Ganesan Senthilvel: Databricks Cloud

Saturday, March 7, 2015

Databricks Cloud

Databricks (founded 2013 by Spark creators; recent VC $47million) aims to become the platform for Big Data by leveraging Apache Spark. The idea is to simplify big data processing and free users to focus on turning data into value

Databricks provides a cloud hosted platform based on Spark which allows companies to implement their entire big data pipeline — from data ingestion, data transformation, interactive processing, to data products — in one environment. It offers interactive visualization, using machine learning, graph processing, and building and running data products.

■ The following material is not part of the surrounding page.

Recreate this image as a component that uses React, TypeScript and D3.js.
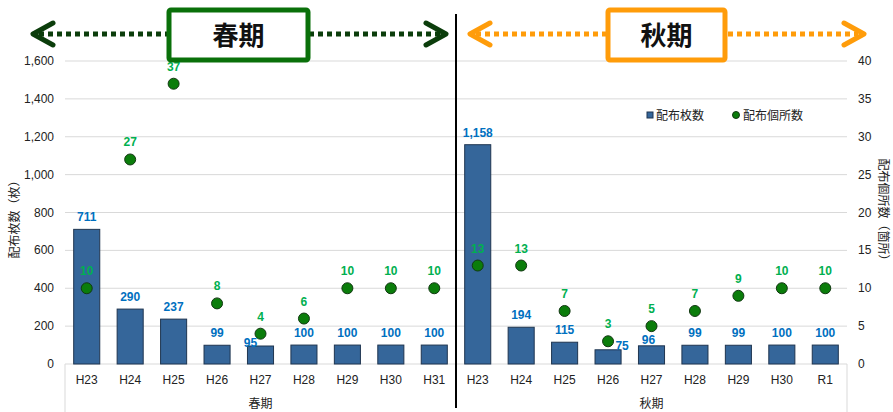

Spark is a parallel execution engine that is better than Hadoop MapReduce in three dimensions:

optimized to work efficiently with data stored both in memory and on disk.
provides a more powerful and flexible API than MapReduce, which makes it much easier for developers to write sophisticated applications.
unifies a variety of computation models including streaming, interactive queries, machine learning, and graph processing.

Databricks Cloud is a Big Data cloud computing solution with three main parts:

Databricks Platform
Spark
Databricks workspace.

Although Databricks Cloud would initially be designed to run on Amazon Web Services, the company said they would eventually make it compatible with the Google Compute Engine and Microsoft Azure.